Citizens for Local Power also argue that the takeover would be detrimental to modernizing and diversifying the state’s energy system. “The Joint Proposal does nothing to advance the Governor’s energy plans to promote clean energy, distributed generation, micro grids, and the jobs that go with these technologies," said Jen Metzger, who chairs the Rosendale Environmental Commission and is a member of the Rosendale group. "There is not one word in the Joint Proposal even mentioning these technologies, much less promoting them.” Manna Jo Greene, a member of the group and also the environmental director of the Hudson River Sloop Clearwater, said, “It is time for our communities to take a stand for their economy, ecology and energy future. Given their history, the Fortis acquisition of Central Hudson will result in increasing electricity rates, outsourcing of local jobs, and will be a major step backwards, preventing the much needed transition to a green energy economy that we are poised to model here in the Hudson Valley.”
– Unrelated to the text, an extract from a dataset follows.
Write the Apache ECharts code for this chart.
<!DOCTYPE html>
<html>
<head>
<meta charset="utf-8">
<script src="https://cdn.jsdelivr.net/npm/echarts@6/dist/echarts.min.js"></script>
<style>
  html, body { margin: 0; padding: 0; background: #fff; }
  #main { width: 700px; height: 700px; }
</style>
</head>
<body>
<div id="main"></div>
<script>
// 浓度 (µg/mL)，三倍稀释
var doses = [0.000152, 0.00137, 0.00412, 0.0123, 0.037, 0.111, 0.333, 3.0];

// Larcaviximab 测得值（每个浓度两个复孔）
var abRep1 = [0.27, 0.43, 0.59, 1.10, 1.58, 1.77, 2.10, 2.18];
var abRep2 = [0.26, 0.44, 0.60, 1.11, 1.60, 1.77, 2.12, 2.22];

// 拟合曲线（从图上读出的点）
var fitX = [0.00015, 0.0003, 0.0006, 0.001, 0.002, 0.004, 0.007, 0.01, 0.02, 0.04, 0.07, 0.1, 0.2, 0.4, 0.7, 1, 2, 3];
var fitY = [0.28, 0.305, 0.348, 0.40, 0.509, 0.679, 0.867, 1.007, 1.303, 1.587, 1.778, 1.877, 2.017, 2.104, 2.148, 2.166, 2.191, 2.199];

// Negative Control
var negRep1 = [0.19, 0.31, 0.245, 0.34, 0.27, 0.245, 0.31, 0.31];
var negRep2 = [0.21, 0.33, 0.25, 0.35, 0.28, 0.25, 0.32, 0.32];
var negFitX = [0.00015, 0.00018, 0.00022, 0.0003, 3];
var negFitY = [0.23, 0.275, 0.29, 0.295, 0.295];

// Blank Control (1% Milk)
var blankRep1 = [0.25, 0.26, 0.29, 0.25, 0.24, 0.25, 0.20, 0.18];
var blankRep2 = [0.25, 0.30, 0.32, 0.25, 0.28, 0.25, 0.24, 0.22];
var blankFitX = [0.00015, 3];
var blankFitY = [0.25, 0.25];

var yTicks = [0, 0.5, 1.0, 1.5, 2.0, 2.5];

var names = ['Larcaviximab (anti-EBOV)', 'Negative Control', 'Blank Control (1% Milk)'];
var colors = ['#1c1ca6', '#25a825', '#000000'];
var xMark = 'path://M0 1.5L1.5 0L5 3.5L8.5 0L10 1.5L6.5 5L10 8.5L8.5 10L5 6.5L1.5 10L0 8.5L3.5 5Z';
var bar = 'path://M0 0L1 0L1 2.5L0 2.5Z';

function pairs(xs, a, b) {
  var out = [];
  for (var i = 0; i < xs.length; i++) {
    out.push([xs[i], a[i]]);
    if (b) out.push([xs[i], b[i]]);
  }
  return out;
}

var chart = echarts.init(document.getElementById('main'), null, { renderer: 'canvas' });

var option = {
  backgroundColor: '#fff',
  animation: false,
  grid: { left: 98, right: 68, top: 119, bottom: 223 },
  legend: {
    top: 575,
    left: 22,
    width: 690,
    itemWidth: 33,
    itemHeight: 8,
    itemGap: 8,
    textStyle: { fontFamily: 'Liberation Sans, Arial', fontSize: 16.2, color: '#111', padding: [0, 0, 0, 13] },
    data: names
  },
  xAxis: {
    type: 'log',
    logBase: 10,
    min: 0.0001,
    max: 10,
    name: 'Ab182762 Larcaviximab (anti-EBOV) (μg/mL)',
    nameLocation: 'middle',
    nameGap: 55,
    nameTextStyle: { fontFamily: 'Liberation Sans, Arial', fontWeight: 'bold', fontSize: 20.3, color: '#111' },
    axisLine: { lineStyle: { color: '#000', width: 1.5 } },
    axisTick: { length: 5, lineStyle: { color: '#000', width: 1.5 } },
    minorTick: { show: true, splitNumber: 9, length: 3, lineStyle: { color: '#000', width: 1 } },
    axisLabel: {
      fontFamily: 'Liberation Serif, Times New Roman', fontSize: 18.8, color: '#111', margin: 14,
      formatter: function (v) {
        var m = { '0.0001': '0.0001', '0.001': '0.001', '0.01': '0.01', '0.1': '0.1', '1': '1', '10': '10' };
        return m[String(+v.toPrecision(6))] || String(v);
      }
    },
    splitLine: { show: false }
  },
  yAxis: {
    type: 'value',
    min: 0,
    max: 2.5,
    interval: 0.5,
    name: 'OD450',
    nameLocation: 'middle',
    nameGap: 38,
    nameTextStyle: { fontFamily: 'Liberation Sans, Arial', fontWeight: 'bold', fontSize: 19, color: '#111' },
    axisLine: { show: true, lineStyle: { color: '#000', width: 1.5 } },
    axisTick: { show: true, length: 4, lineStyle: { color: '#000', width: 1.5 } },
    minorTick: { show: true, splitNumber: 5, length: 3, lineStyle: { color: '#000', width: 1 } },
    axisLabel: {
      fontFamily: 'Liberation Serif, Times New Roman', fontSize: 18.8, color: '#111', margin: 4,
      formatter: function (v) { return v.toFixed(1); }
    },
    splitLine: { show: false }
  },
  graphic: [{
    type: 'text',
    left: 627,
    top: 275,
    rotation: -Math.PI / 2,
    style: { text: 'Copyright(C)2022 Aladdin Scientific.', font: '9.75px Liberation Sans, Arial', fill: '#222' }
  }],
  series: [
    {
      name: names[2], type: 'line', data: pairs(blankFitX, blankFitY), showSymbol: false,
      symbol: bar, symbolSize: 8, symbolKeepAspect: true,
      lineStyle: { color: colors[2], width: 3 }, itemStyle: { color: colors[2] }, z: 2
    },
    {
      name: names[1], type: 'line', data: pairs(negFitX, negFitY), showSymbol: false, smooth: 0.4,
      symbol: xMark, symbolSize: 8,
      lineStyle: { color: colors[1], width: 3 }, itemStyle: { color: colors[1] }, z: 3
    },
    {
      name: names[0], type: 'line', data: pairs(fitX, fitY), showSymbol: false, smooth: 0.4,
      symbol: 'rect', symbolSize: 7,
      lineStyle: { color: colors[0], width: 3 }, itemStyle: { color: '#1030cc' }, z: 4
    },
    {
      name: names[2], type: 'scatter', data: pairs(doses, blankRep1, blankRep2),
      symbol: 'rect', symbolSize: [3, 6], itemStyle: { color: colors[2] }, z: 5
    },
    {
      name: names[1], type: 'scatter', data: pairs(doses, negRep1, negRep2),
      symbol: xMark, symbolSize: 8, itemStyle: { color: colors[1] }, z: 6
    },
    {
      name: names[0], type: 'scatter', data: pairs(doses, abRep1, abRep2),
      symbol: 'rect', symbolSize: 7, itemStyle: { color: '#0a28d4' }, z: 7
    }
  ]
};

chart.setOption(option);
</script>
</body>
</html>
Citizens for Local Power and other opponents of the proposed Fortis acquisition are organizing a municipal consortium of villages, towns, cities, counties, and other organizations to join together as a party to this case and to ensure that their collective interests are well represented in PSC decision- making. Consortium members will combine efforts to ensure a rigorous review of the facts and an adequate public accounting of the reasoning behind any decision of the PSC on the proposed acquisition.
Labor unions and area non-profit organizations also have the opportunity to join the consortium. On April 10, the Town of Rosendale became the first town to adopt a resolution on joining the consortium.
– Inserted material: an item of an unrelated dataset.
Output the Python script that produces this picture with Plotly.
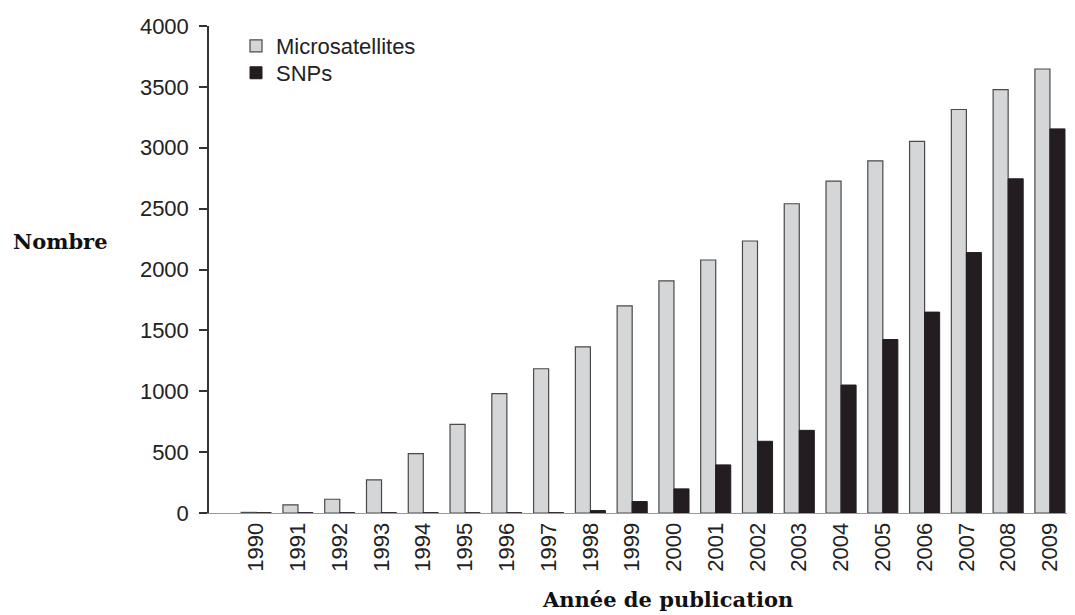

The PSC decision to schedule two additional hearings, and to extend the public comment period from March 22 to May 1, came in response to the growing opposition to the takeover from towns and elected officials. To date, resolutions opposing the proposed acquisition by Fortis have been adopted unanimously by the Towns of Rosendale, New Paltz, Woodstock, Olive, and Marbletown, and by the Ulster County Legislature. State Assembly Member Kevin Cahill, State Senators Terry Gipson and Cecilia Tkaczyk, and thirteen Dutchess County legislators with party affiliations including Democratic, Republican, and Conservative, signed letters to the PSC calling for a rejection of the acquisition proposal. Opposition has also come from IBEW Local 320, from the Hudson Valley Area Labor Federation, and from the New York State chapter of the Sierra Club, among others.
Central Hudson’s service area includes 375,000 customers, affecting ca. 680,000 residents of Ulster, Dutchess, and Greene Counties, and parts of Albany, Columbia, Orange, Putnam, and Sullivan Counties.
The Poughkeepsie public hearing will be held in Common Council Chambers, Municipal Building (3rd Floor), 62 Civic Center Plaza (free parking available in parking garage); the Kingston hearing will be held in Council Chambers, Kingston City Hall, 420 Broadway.